Bill Hamblin and I published the column below on 10 February 2013 in the Deseret News:
In a very famous story from the history of science, Galileo climbed to the top of the leaning bell tower at Pisa in order to refute Aristotle’s teaching that bodies of different mass fall at different speeds.
This story (which may or may not be authentic) illustrates the image of Aristotle with which many of us grew up — that of a dogmatic ancient fool whose influence stunted scientific progress for centuries. Yet, in most ways, this image could not be further from the truth.
A student of Plato, who was a disciple of Socrates, Aristotle ranks, without any question, among the greatest universal geniuses the world has ever known. (His own pupil, Alexander the Great, was also a high achiever, although of a somewhat different kind.) His writings on poetry and theater, music, logic, rhetoric, politics and government, metaphysics and ethics are still fundamental to the study of those fields. And, while his work in biology, zoology, physics and other sciences has long been superseded, it played a vital role in creating those disciplines.
One of Aristotle’s most influential contributions to human thought is his concept of the “unmoved mover.”
As the name suggests, the unmoved mover moves other things, but is, itself, unmoved by anything else. It affects other things but isn’t affected by other things. Think of an inconceivably long chain of dominos standing in line. In order to start them collapsing, somebody or something needs to tip the first domino over. All the rest follow.
Aristotle’s understanding is that the unmoved mover is God, the ultimate cause or “mover” of all the motion, which (in his terms) meant all the change, in the universe. In the 12th book of his treatise on “Metaphysics,” Aristotle describes the unmoved mover as being “simple” (that is, indivisible), unchangeable and perfectly beautiful. It endlessly contemplates the only thing in the universe worthy of its attention: itself.
Aristotle’s prestige in the ancient and medieval periods was so enormous — and please recall that it was very far from undeserved — that Jewish, Christian and Muslim thinkers felt powerfully compelled to incorporate his view of God into their own.
For example, one of St. Thomas Aquinas’s famous “five ways” of proving the existence of God (or, at least, of describing the divine nature) relies on Aristotle’s concept of the unmoved mover.
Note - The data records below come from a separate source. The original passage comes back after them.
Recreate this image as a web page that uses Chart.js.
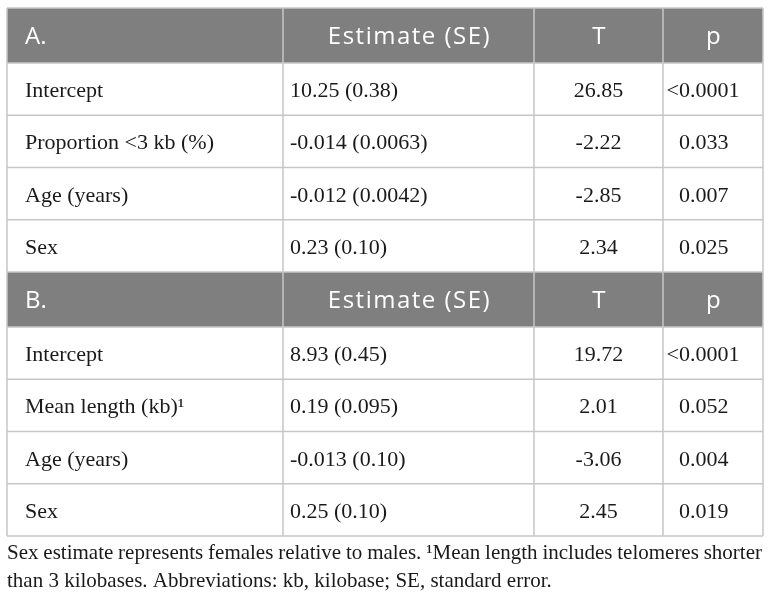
<!DOCTYPE html>
<html>
<head>
<title>Regression estimates</title>
<script src="https://cdn.jsdelivr.net/npm/chart.js@4.4.0/dist/chart.umd.min.js"></script>
<style>
    body { margin: 0; background: #ffffff; }
    #wrap { width: 772px; height: 600px; }
</style>
</head>
<body>
<div id="wrap"><canvas id="tableChart" width="772" height="600"></canvas></div>
<script>
    // table contents
    const partLabels = ['A.', 'B.'];
    const columnHeaders = ['Estimate (SE)', 'T', 'p'];

    const termsA = ['Intercept', 'Proportion <3 kb (%)', 'Age (years)', 'Sex'];
    const estimatesA = ['10.25 (0.38)', '-0.014 (0.0063)', '-0.012 (0.0042)', '0.23 (0.10)'];
    const tValuesA = ['26.85', '-2.22', '-2.85', '2.34'];
    const pValuesA = ['<0.0001', '0.033', '0.007', '0.025'];

    const termsB = ['Intercept', 'Mean length (kb)\u00B9', 'Age (years)', 'Sex'];
    const estimatesB = ['8.93 (0.45)', '0.19 (0.095)', '-0.013 (0.10)', '0.25 (0.10)'];
    const tValuesB = ['19.72', '2.01', '-3.06', '2.45'];
    const pValuesB = ['<0.0001', '0.052', '0.004', '0.019'];

    const footnoteLines = [
        'Sex estimate represents females relative to males. \u00B9Mean length includes telomeres shorter',
        'than 3 kilobases. Abbreviations: kb, kilobase; SE, standard error.'
    ];

    // layout (in table units, mapped through the chart scales)
    const colEdges = [0, 276, 527, 656, 756];
    const headerH = 55;
    const rowH = 52.25;

    const sections = [
        { label: partLabels[0], terms: termsA, est: estimatesA, t: tValuesA, p: pValuesA },
        { label: partLabels[1], terms: termsB, est: estimatesB, t: tValuesB, p: pValuesB }
    ];

    // top edge of every row, header rows included
    const rows = [];
    let yPos = 0;
    sections.forEach(s => {
        rows.push({ top: yPos, bottom: yPos + headerH, header: true, section: s });
        yPos += headerH;
        s.terms.forEach((term, i) => {
            rows.push({ top: yPos, bottom: yPos + rowH, header: false, cells: [term, s.est[i], s.t[i], s.p[i]] });
            yPos += rowH;
        });
    });
    const tableH = yPos;

    const headerFont = '24px "Open Sans"';
    const bodyFont = '22px "Liberation Serif"';
    const noteFont = '21px "Liberation Serif"';

    const tablePlugin = {
        id: 'tablePlugin',
        afterDraw(chart) {
            const ctx = chart.ctx;
            const xs = chart.scales.x;
            const ys = chart.scales.y;
            const px = v => xs.getPixelForValue(v);
            const py = v => ys.getPixelForValue(v);
            ctx.save();

            // header backgrounds
            rows.filter(r => r.header).forEach(r => {
                ctx.fillStyle = '#7f7f7f';
                ctx.fillRect(px(0), py(r.top), px(colEdges[4]) - px(0), py(r.bottom) - py(r.top));
            });

            // grid lines
            ctx.strokeStyle = '#c6c6c6';
            ctx.lineWidth = 1.5;
            rows.forEach(r => {
                ctx.beginPath();
                ctx.moveTo(px(0), py(r.top));
                ctx.lineTo(px(colEdges[4]), py(r.top));
                ctx.stroke();
            });
            colEdges.forEach(c => {
                ctx.beginPath();
                ctx.moveTo(px(c), py(0));
                ctx.lineTo(px(c), py(tableH));
                ctx.stroke();
            });
            ctx.beginPath();
            ctx.moveTo(px(0), py(tableH));
            ctx.lineTo(px(colEdges[4]), py(tableH));
            ctx.stroke();

            // text
            rows.forEach(r => {
                const mid = (py(r.top) + py(r.bottom)) / 2;
                ctx.textBaseline = 'alphabetic';
                if (r.header) {
                    ctx.font = headerFont;
                    ctx.fillStyle = '#ffffff';
                    ctx.letterSpacing = '0px';
                    ctx.textAlign = 'left';
                    ctx.fillText(r.section.label, px(colEdges[0]) + 18, mid + 8);
                    ctx.letterSpacing = '1.5px';
                    ctx.textAlign = 'center';
                    columnHeaders.forEach((h, i) => {
                        ctx.fillText(h, (px(colEdges[i + 1]) + px(colEdges[i + 2])) / 2 + 1, mid + 8);
                    });
                    ctx.letterSpacing = '0px';
                } else {
                    ctx.font = bodyFont;
                    ctx.fillStyle = '#1a1a1a';
                    const base = mid + 8;
                    ctx.textAlign = 'left';
                    ctx.fillText(r.cells[0], px(colEdges[0]) + 18, base);
                    ctx.fillText(r.cells[1], px(colEdges[1]) + 7, base);
                    ctx.textAlign = 'center';
                    ctx.fillText(r.cells[2], (px(colEdges[2]) + px(colEdges[3])) / 2, base);
                    ctx.textAlign = 'left';
                    let pText = r.cells[3];
                    let pX = px(colEdges[3]) + 16;
                    if (pText.startsWith('<')) pX -= ctx.measureText('<').width;
                    ctx.fillText(pText, pX, base);
                }
            });

            // footnote, first line justified
            ctx.font = noteFont;
            ctx.fillStyle = '#1a1a1a';
            ctx.textAlign = 'left';
            const left = px(0);
            const right = px(colEdges[4]) - 1;
            const noteTop = py(tableH);
            footnoteLines.forEach((line, li) => {
                const base = noteTop + 23 + li * 28;
                if (li < footnoteLines.length - 1) {
                    const words = line.split(' ');
                    const total = words.reduce((s, w) => s + ctx.measureText(w).width, 0);
                    const gap = (right - left - total) / (words.length - 1);
                    let x = left;
                    words.forEach(w => {
                        ctx.fillText(w, x, base);
                        x += ctx.measureText(w).width + gap;
                    });
                } else {
                    ctx.fillText(line, left, base);
                }
            });
            ctx.restore();
        }
    };

    const ctx = document.getElementById('tableChart').getContext('2d');
    const tableChart = new Chart(ctx, {
        type: 'scatter',
        data: { datasets: [] },
        options: {
            responsive: false,
            animation: false,
            layout: { padding: { left: 7, right: 9, top: 8, bottom: 64 } },
            plugins: { legend: { display: false }, tooltip: { enabled: false } },
            scales: {
                x: { type: 'linear', min: 0, max: colEdges[4], display: false },
                y: { type: 'linear', min: 0, max: tableH, reverse: true, display: false }
            }
        },
        plugins: [tablePlugin]
    });
</script>
</body>
</html>
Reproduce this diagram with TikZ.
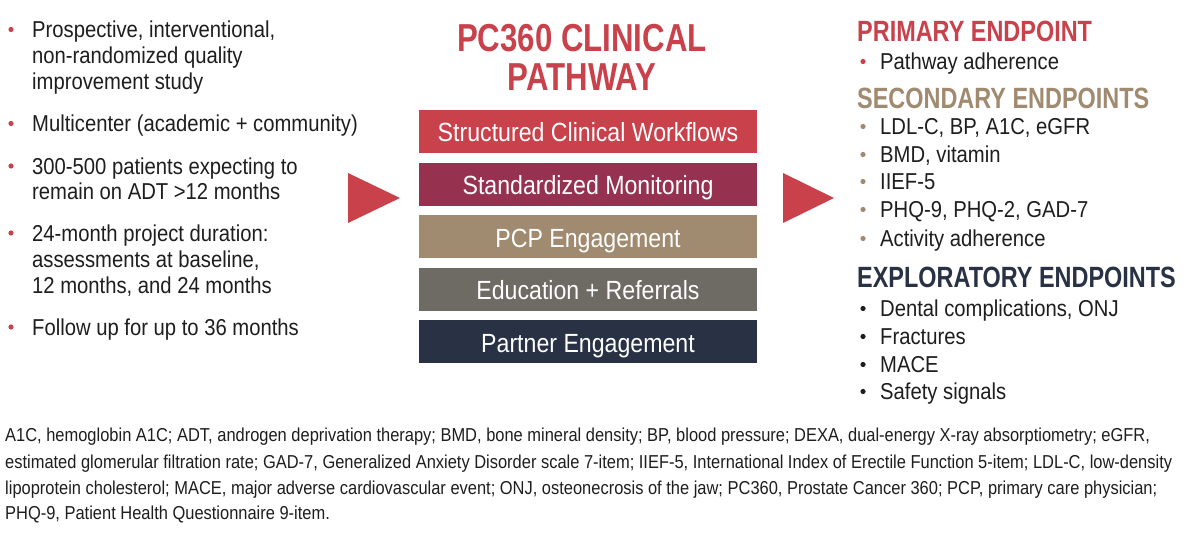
\documentclass[tikz,border=0pt]{standalone}
\usepackage{fontspec}
\setmainfont{Liberation Sans}
\newfontfamily\bodyfont[FakeStretch=0.88]{Liberation Sans}
\newfontfamily\headfont[FakeStretch=0.8]{Liberation Sans}
\definecolor{pcred}{HTML}{C8414B}
\definecolor{pcmaroon}{HTML}{963250}
\definecolor{pctan}{HTML}{A08A70}
\definecolor{pcgrey}{HTML}{6E6A64}
\definecolor{pcnavy}{HTML}{283244}
\definecolor{ink}{HTML}{1E1E1E}
\begin{document}
\begin{tikzpicture}[x=1pt,y=-1pt,
  txt/.style={anchor=base west, inner sep=0pt, text=ink, font=\bodyfont\fontsize{23}{27}\selectfont},
  fn/.style={anchor=base west, inner sep=0pt, text=ink, font=\bodyfont\fontsize{18.7}{22}\selectfont},
  head/.style={anchor=base west, inner sep=0pt, font=\headfont\bfseries\fontsize{29.3}{33}\selectfont},
  ttl/.style={anchor=base, inner sep=0pt, text=pcred, font=\headfont\bfseries\fontsize{39}{42}\selectfont},
  stepbox/.style={minimum width=338pt, minimum height=43pt, inner sep=0pt, text height=21pt, text depth=0pt,
     text=white, font=\bodyfont\fontsize{26.3}{30}\selectfont},
  arrowtri/.style={fill=pcred}
]
\useasboundingbox (0,0) rectangle (1200,534);
\fill[white] (0,0) rectangle (1200,534);

% left column
\foreach \y in {29.5,123.5,166,233,327}{\fill[pcred] (11,\y) circle (2.6pt);}
\node[txt] (l1) at (32,38) {Prospective, interventional,};
\node[txt] (l2) at (32,64) {non-randomized quality};
\node[txt] (l3) at (32,90) {improvement study};
\node[txt] (l4) at (32,132) {Multicenter (academic + community)};
\node[txt] (l5) at (32,174.5) {300-500 patients expecting to};
\node[txt] (l6) at (32,200) {remain on ADT >12 months};
\node[txt] (l7) at (32,241.5) {24-month project duration:};
\node[txt] (l8) at (32,267.5) {assessments at baseline,};
\node[txt] (l9) at (32,294) {12 months, and 24 months};
\node[txt] (l10) at (32,335.5) {Follow up for up to 36 months};

% arrows
\fill[arrowtri] (348,173) -- (400,198) -- (348,223) -- cycle;
\fill[arrowtri] (783,173) -- (834,198) -- (783,223) -- cycle;

% centre
\node[ttl] (t1) at (582,52) {PC360 CLINICAL};
\node[ttl] (t2) at (582,91) {PATHWAY};
\node[stepbox, fill=pcred] (b1) at (588,131.5) {Structured Clinical Workflows};
\node[stepbox, fill=pcmaroon] (b2) at (588,184.1) {Standardized Monitoring};
\node[stepbox, fill=pctan] (b3) at (588,236.7) {PCP Engagement};
\node[stepbox, fill=pcgrey] (b4) at (588,289.3) {Education + Referrals};
\node[stepbox, fill=pcnavy] (b5) at (588,341.9) {Partner Engagement};

% right column
\node[head, text=pcred] (h1) at (857,42) {PRIMARY ENDPOINT};
\fill[pcred] (863,61.5) circle (2.6pt);
\node[txt] (r1) at (880,70) {Pathway adherence};
\node[head, text=pctan] (h2) at (857,109) {SECONDARY ENDPOINTS};
\foreach \y in {126.5,154.5,181.5,209.5,238.5}{\fill[pctan] (863,\y) circle (2.6pt);}
\node[txt] (r2) at (880,135) {LDL-C, BP, A1C, eGFR};
\node[txt] (r3) at (880,163) {BMD, vitamin};
\node[txt] (r4) at (880,190) {IIEF-5};
\node[txt] (r5) at (880,218) {PHQ-9, PHQ-2, GAD-7};
\node[txt] (r6) at (880,247) {Activity adherence};
\node[head, text=pcnavy] (h3) at (857,288) {EXPLORATORY ENDPOINTS};
\foreach \y in {308.5,336.5,364.5,391.5}{\fill[ink] (863,\y) circle (2.6pt);}
\node[txt] (r7) at (880,317) {Dental complications, ONJ};
\node[txt] (r8) at (880,345) {Fractures};
\node[txt] (r9) at (880,373) {MACE};
\node[txt] (r10) at (880,400) {Safety signals};

% footnote
\node[fn] (f1) at (5,442) {A1C, hemoglobin A1C; ADT, androgen deprivation therapy; BMD, bone mineral density; BP, blood pressure; DEXA, dual-energy X-ray absorptiometry; eGFR,};
\node[fn] (f2) at (5,468) {estimated glomerular filtration rate; GAD-7, Generalized Anxiety Disorder scale 7-item; IIEF-5, International Index of Erectile Function 5-item; LDL-C, low-density};
\node[fn] (f3) at (5,494) {lipoprotein cholesterol; MACE, major adverse cardiovascular event; ONJ, osteonecrosis of the jaw; PC360, Prostate Cancer 360; PCP, primary care physician;};
\node[fn] (f4) at (5,519) {PHQ-9, Patient Health Questionnaire 9-item.};
\end{tikzpicture}
\end{document}
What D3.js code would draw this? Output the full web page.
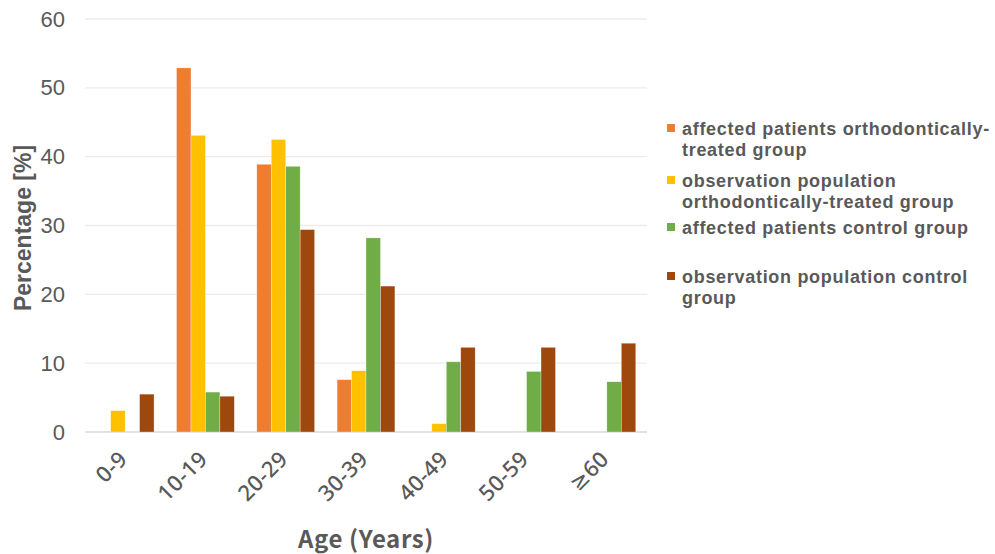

This is hardly surprising. For roughly 20 centuries, Aristotle represented the best science and the most advanced thought available, and it would have been simply impossible for any serious thinker to ignore him. In fact, it was even difficult to contradict him: By the Middle Ages, as depicted in Umberto Eco’s novel “The Name of the Rose” and in C.S. Lewis’ scholarly study “The Discarded Image,” the few precious writings remaining from “the Ancients” had taken on something of the aura of scripture. And no non-scriptural writer carried more authority than Aristotle.
A major problem for Muslim, Christian and Jewish thinkers, however, was that the God depicted in the Bible and the Quran is plainly personal, reacting to human sin and human faithfulness, intervening at some points in human history but not at others, revealing messages to prophets that are tailored to their specific times and circumstances. Yet the unmoved mover seems essentially impersonal. How were these two seemingly distinct conceptions of the divine to be reconciled, even blended?
It can be argued that they never really were. Not successfully. The unmoved mover, endlessly contemplating itself because it’s the only thing in the universe worthy of its notice, seems unlikely to pay any attention to the sufferings of less worthy beings such as, say, humans. And if it truly affects all other things but cannot be affected, there appears little point in praying to it. One might as well pray to a rock. Finally, for Christians, is it even remotely conceivable that Aristotle’s God “so loved the world, that he gave his only begotten Son, that whosoever believeth in him should not perish, but have everlasting life” (John 3:16)?
Aristotle’s concept of God and that taught in the Abrahamic revelations are like oil and water. They don’t mix. As the early 20th century Anglo-American mathematician and philosopher Alfred North Whitehead once quipped with regard to this view of the divine (which he rejected), the God of the philosophers is, unfortunately, not available for religious use.